In “Cobalt Plate Special,” a short story by Jon Hansen, a hostess named Pru in the Barsoom restaurant in Burroughs Habitat (which I guess is on Mars?) has communication problems with an alien “cyber” (“…an average size humanoid, cobalt skin covered in various cybernetic implants and attachments”). The customer is offended, controversy ensues, Pru is demoted to waitress, and then she must face an entire group of cybers and find a way to communicate with them.

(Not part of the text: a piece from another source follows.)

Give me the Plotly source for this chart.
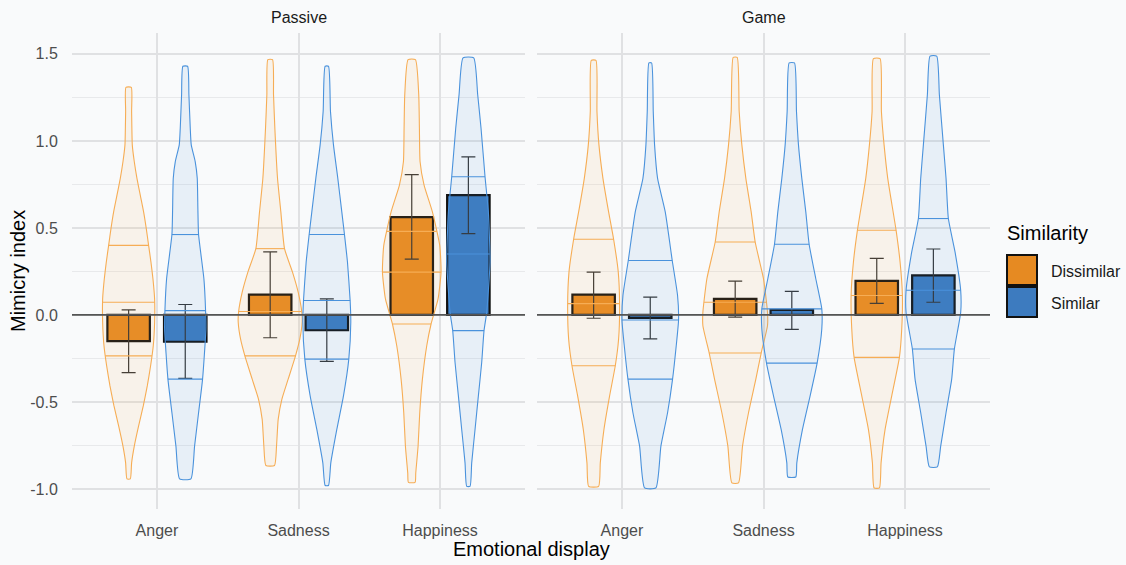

Thank you, Analog, for including “The Underappreciation of Danny White” by David Ebenbach. Earth has been taken over by Overdominators, aliens that “…float a few inches off the ground, looking kind of like mustard-colored, king-sized blankets glowing and roiling in the wind.” The lives of human beings have become painfully grim. Ebenbach’s tale recounts a bizarre and dangerous Thanksgiving dinner with humans and Overdominators and… NFL football. I should tell you more, but honestly, I don’t want to. This one is memorable. Definitely recommended.

And at this point Analog throws me atop that recommend/not recommend fence again with “Chalice” by James L. Cambias. Similar to “Mammoth,” the setting and plot are interesting, the characters are interesting, and the writing is topnotch. It’s just that the surprise ending was unsatisfying to me, not so much because of what happened, but who did it. In this story, two thieves (Devica and Ispatica) are hired by a third (Mukade) to steal tech from an asteroid that is heavily guarded, infested with invasive nanobots, and under quarantine. Mukade’s motive is interesting. The three have very satisfyingly different personalities and speech patterns, and their time on the asteroid is tense and reminiscent (to me at least) of many “alien infestation” movies. I think my hesitation here is unfair. This is a good story. Recommended.

And finally we have “The Pirates of Pan,” a novelette by James Dick. Does Analog always save the best for last? This oh-so-Heinleinian story won my admiration. In it, a young Fire Control Officer aboard a trader spaceship declines to fire upon pirates engaging the spacecraft. The pirates board, but what they steal puzzles him. Back home, his wife solves the puzzle, and the conclusion she draws leads them and many of their trader colleagues on a radically different path in life. Strongly recommended.